“Mankind has always had a yen to travel. Millions of years ago, Mankind would be sitting around the cave, eating raw mastodon parts, and he’d say, “Marge, I have a yen to travel.” And Marge would agree instantly, because she had frankly reached the point where if she saw one more mastadon part, she was going to scream. So off they’d go, these primitive tourists, exploring new territory, seeing new sights, and eventually having their skulls bashed in by the Big Rock Tribe.” Thus begins a wonderful book by Dave Barry.
Millennia later, we don’t seem to have changed all that much. I’ve noticed that my personal yen to travel is particularly strong after a long school year of studying. Luckily, MIT understands that its students occasionally want to get out and see the world. In the last year and a half, MIT has helped me go abroad THREE times. That’s ridiculous! Just last summer I was in China. Look, here’s proof! :
Just Wednesday night, I was in 34-401 (A room at MIT where a lot of EECS events take place) talking to young’uns about what an awesome opportunity they have in VI-A. You’ll have to take my word on being there; I had no camera. Since I didn’t see /you/ there, here’s a quick recap, sprinkled with pictures from last summer.
Professor Markus Zahn talked about the logistics of the program. VI-A (Pronounced “six A”, not “via”) is a program in course 6 (MIT’s name for its EECS department) lets students work at companies and use that work as material for a Master’s thesis. The companies can be right here in Cambridge, MA, somewhere else in the US, or international. Course 6 students go through an interview process in the fall of their junior. The companies rank them, the students rank the companies, and voilà! Matches.
|From The Penguin and The Dragon|
Students spend summer after their Junior year working for the company, getting a feel for the program and thinking about a possible Master’s project. Then they go back to MIT for their senior year and take more classes. They work for the company again the summer and fall after their senior year, on a project that they plan to write a thesis on. They spend the spring semester after their senior year writing the thesis.

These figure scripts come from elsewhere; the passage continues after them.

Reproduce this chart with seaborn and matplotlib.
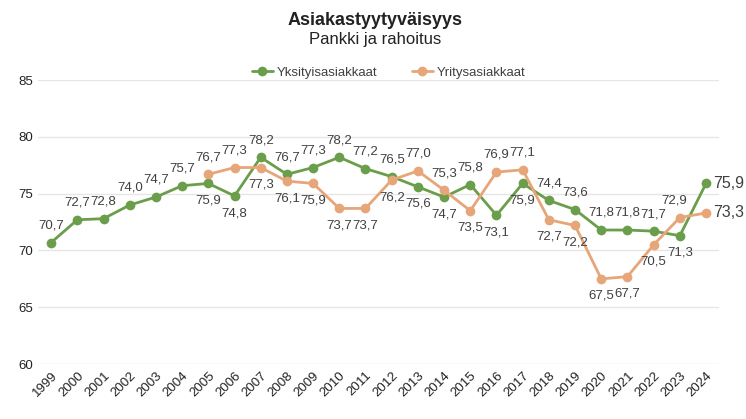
import numpy as np
import pandas as pd
import matplotlib
matplotlib.use("Agg")
import matplotlib.pyplot as plt
import seaborn as sns

years = list(range(1999, 2025))
yksityis = [70.7, 72.7, 72.8, 74.0, 74.7, 75.7, 75.9, 74.8, 78.2, 76.7, 77.3, 78.2, 77.2,
            76.5, 75.6, 74.7, 75.8, 73.1, 75.9, 74.4, 73.6, 71.8, 71.8, 71.7, 71.3, 75.9]
yritys = [None, None, None, None, None, None, 76.7, 77.3, 77.3, 76.1, 75.9, 73.7, 73.7,
          76.2, 77.0, 75.3, 73.5, 76.9, 77.1, 72.7, 72.2, 67.5, 67.7, 70.5, 72.9, 73.3]
series_names = ["Yksityisasiakkaat", "Yritysasiakkaat"]

# label placement: 'a' above, 'b' below, 'r' right
pos_g = list("aaaaaabbaaaaaabbabbaaaaabr")
pos_o = list("aaaaaaaabbbbbbaabaabbbbbar")

df = pd.DataFrame({
    "Vuosi": years * 2,
    "Arvo": yksityis + yritys,
    "Sarja": [series_names[0]] * len(years) + [series_names[1]] * len(years),
}).dropna()

sns.set_style("white")
plt.rcParams["font.family"] = ["Liberation Sans", "DejaVu Sans"]

green = "#6b9e4b"
orange = "#e6a67a"
txt = "#404040"

fig = plt.figure(figsize=(7.46, 4.19), dpi=100)
ax = fig.add_axes([0.051, 0.131, 0.913, 0.678])

sns.lineplot(data=df, x="Vuosi", y="Arvo", hue="Sarja", hue_order=series_names,
             palette=[green, orange], marker="o", markersize=7, markeredgewidth=0,
             linewidth=2, ax=ax, legend=True)

ax.set_xlim(1998.5, 2024.5)
ax.set_ylim(60, 85)
ax.set_yticks([60, 65, 70, 75, 80, 85])
ax.set_xticks(years)
ax.set_xticklabels([str(y) for y in years], rotation=45, ha="right", rotation_mode="anchor")
ax.tick_params(axis="both", length=0, labelsize=9.5, colors="#222222")
ax.tick_params(axis="x", pad=4)
ax.set_xlabel("")
ax.set_ylabel("")
ax.grid(axis="y", color="#e6e6e6", linewidth=1)
ax.set_axisbelow(True)
for s in ax.spines.values():
    s.set_visible(False)

def fmt(v):
    return f"{v:.1f}".replace(".", ",")

def label(x, v, p, dx=0):
    if v is None:
        return
    if p == "a":
        ax.annotate(fmt(v), (x, v), xytext=(dx, 8), textcoords="offset points",
                    ha="center", va="bottom", fontsize=9.5, color=txt)
    elif p == "b":
        ax.annotate(fmt(v), (x, v), xytext=(dx, -8), textcoords="offset points",
                    ha="center", va="top", fontsize=9.5, color=txt)
    else:
        ax.annotate(fmt(v), (x, v), xytext=(5, 0), textcoords="offset points",
                    ha="left", va="center", fontsize=11.5, color=txt)

for x, v, p in zip(years, yksityis, pos_g):
    label(x, v, p)
for x, v, p in zip(years, yritys, pos_o):
    label(x, v, p, dx=(-4 if x == 2023 else 0))

leg = ax.legend(loc="lower center", bbox_to_anchor=(0.515, 0.985), ncol=2, frameon=False,
                fontsize=9.5, handlelength=1.6, handletextpad=0.3, columnspacing=2.6,
                borderaxespad=0.0)
for t in leg.get_texts():
    t.set_color(txt)

fig.text(0.503, 0.952, "Asiakastyytyväisyys", ha="center", va="center",
         fontsize=13, fontweight="bold", color="#222222")
fig.text(0.503, 0.905, "Pankki ja rahoitus", ha="center", va="center",
         fontsize=12, color="#222222")

fig.savefig("out.png", dpi=100)
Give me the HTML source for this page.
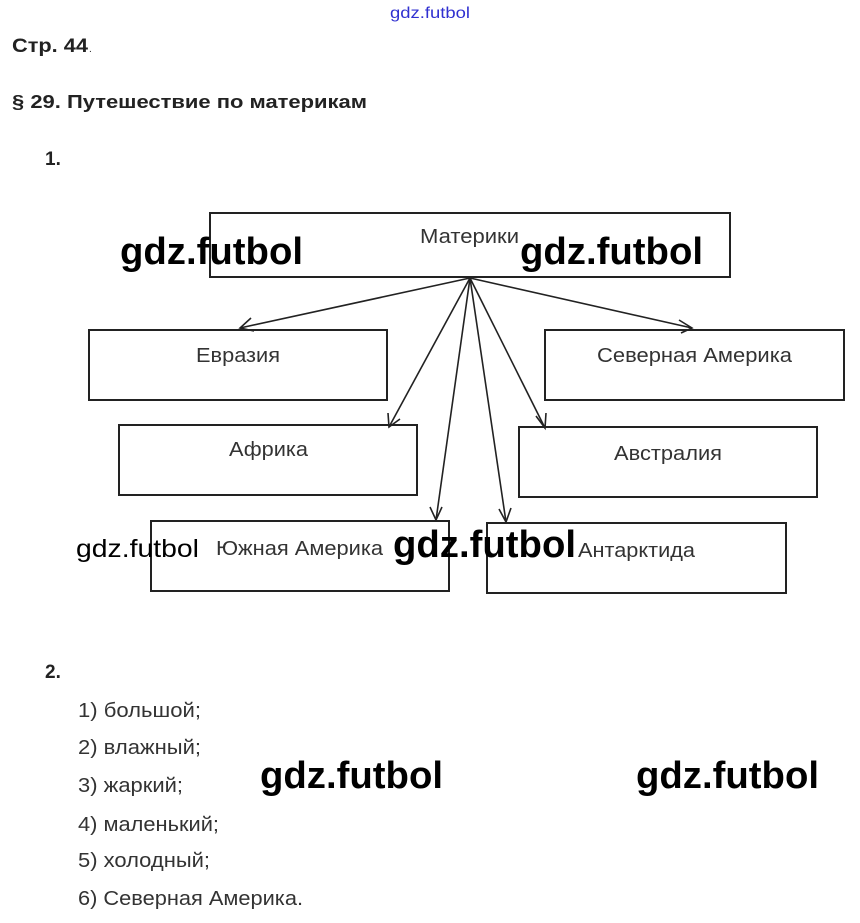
<!DOCTYPE html>
<html><head><meta charset="utf-8">
<style>
html,body{margin:0;padding:0;background:#fff;}
svg{display:block;}
</style></head>
<body>
<svg width="860" height="923" xmlns="http://www.w3.org/2000/svg" font-family="Liberation Sans, sans-serif">
<rect width="860" height="923" fill="#fff"/>
<text x="390" y="18" font-size="16" fill="#3030d0" textLength="80" lengthAdjust="spacingAndGlyphs">gdz.futbol</text>
<text x="12" y="52" font-size="19" font-weight="bold" fill="#222" textLength="76" lengthAdjust="spacingAndGlyphs">Стр. 44</text>
<text x="89" y="52" font-size="10" fill="#222">.</text>
<text x="12" y="108" font-size="18" font-weight="bold" fill="#222" textLength="355" lengthAdjust="spacingAndGlyphs">§ 29. Путешествие по материкам</text>
<text x="45" y="165" font-size="19" font-weight="bold" fill="#222">1.</text>

<g fill="none" stroke="#222" stroke-width="2">
<rect x="210" y="213" width="520" height="64"/>
<rect x="89" y="330" width="298" height="70"/>
<rect x="545" y="330" width="299" height="70"/>
<rect x="119" y="425" width="298" height="70"/>
<rect x="519" y="427" width="298" height="70"/>
<rect x="151" y="521" width="298" height="70"/>
<rect x="487" y="523" width="299" height="70"/>
</g>
<g stroke="#222" stroke-width="1.6" fill="none">
<line x1="470" y1="278" x2="240" y2="328"/>
<line x1="470" y1="278" x2="692" y2="328"/>
<line x1="470" y1="278" x2="389" y2="427"/>
<line x1="470" y1="278" x2="545" y2="428"/>
<line x1="470" y1="278" x2="436" y2="520"/>
<line x1="470" y1="278" x2="506" y2="522"/>
<polyline points="251,318 240,328 254,331"/>
<polyline points="679,320 692,328 681,333"/>
<polyline points="388,413 389,427 400,419"/>
<polyline points="536,416 545,428 546,413"/>
<polyline points="430,507 436,520 442,507"/>
<polyline points="499,509 506,522 511,508"/>
</g>
<g font-size="20" fill="#333">
<text x="420" y="243" textLength="99" lengthAdjust="spacingAndGlyphs">Материки</text>
<text x="196" y="362" textLength="84" lengthAdjust="spacingAndGlyphs">Евразия</text>
<text x="597" y="362" textLength="195" lengthAdjust="spacingAndGlyphs">Северная Америка</text>
<text x="229" y="456" textLength="79" lengthAdjust="spacingAndGlyphs">Африка</text>
<text x="614" y="460" textLength="108" lengthAdjust="spacingAndGlyphs">Австралия</text>
<text x="216" y="555" textLength="167" lengthAdjust="spacingAndGlyphs">Южная Америка</text>
<text x="578" y="557" textLength="117" lengthAdjust="spacingAndGlyphs">Антарктида</text>
</g>
<g font-weight="bold" font-size="38" fill="#000">
<text x="120" y="264" textLength="183" lengthAdjust="spacingAndGlyphs">gdz.futbol</text>
<text x="520" y="264" textLength="183" lengthAdjust="spacingAndGlyphs">gdz.futbol</text>
<text x="393" y="557" textLength="183" lengthAdjust="spacingAndGlyphs">gdz.futbol</text>
<text x="260" y="788" textLength="183" lengthAdjust="spacingAndGlyphs">gdz.futbol</text>
<text x="636" y="788" textLength="183" lengthAdjust="spacingAndGlyphs">gdz.futbol</text>
</g>
<text x="76" y="557" font-size="25" fill="#000" textLength="123" lengthAdjust="spacingAndGlyphs">gdz.futbol</text>

<text x="45" y="678" font-size="19" font-weight="bold" fill="#222">2.</text>
<g font-size="20" fill="#333">
<text x="78" y="717" textLength="123" lengthAdjust="spacingAndGlyphs">1) большой;</text>
<text x="78" y="754" textLength="123" lengthAdjust="spacingAndGlyphs">2) влажный;</text>
<text x="78" y="792" textLength="105" lengthAdjust="spacingAndGlyphs">3) жаркий;</text>
<text x="78" y="831" textLength="141" lengthAdjust="spacingAndGlyphs">4) маленький;</text>
<text x="78" y="867" textLength="132" lengthAdjust="spacingAndGlyphs">5) холодный;</text>
<text x="78" y="905" textLength="225" lengthAdjust="spacingAndGlyphs">6) Северная Америка.</text>
</g>
</svg>
</body></html>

And they can graduate with real work experience and a Master’s degree.
(Me and Kat ’09 at a Company Picnic)
I think the last part of the presentation was the most inspiring. (Although the food which followed was quite welcome as well!) A dozen students who have been through part or all of the VI-A program already talked about their experiences. Kat ’09 and I talked about going to China this summer and working for Microsoft Research Asia. Kat talked a little about her project, “a prototype for new tangible user devices.” She couldn’t say too much though, because of copyright issues. For my part, I was working in the Speech Group on Text-To-Speech. Basically, trying to make the computer talk to you believably. Your version of Windows almost certainly comes with a voice that can read text to you. But, you can almost certainly tell that it’s a computer reading to you, and not a human. Research is still going on in lots of places about how to make the computers sound more human, and MSRA is one of them.
Microsoft Research gave its (hundreds of!) interns a great environment. The working hours were very much up to you, people were always giving open talks about their research, and sometimes we’d go out for food, KTV, or games together. And of course, being in Beijing, there was plenty for Kat and I to explore in our free time.
Other students talked about their experiences, and they all had glowing things to say about the program. For some students, the real work experience gave new meaning to the classes they were taking. For other, the long-term relationship with their bosses was the most important thing. Many students emphasized how they were able to do deeper projects than a typical internship because of the amount of time they planned to spend with the company. Several also mentioned having a beer with the CEO or CTO of their company as an example of the great company atmospheres they were part of.
One piece of praise for the program stood out from the rest. It came from someone who had interned at Google this past summer. He said, “You know how sometimes at MIT you feel really dumb, because everyone’s so smart? At Google, I felt retarded!
My guess is that most people don’t go into an internship hoping to feel stupid. What do you guys think? What do/would you look for in an internship? Your Project? The Work Environment? Lots and lots of Cash?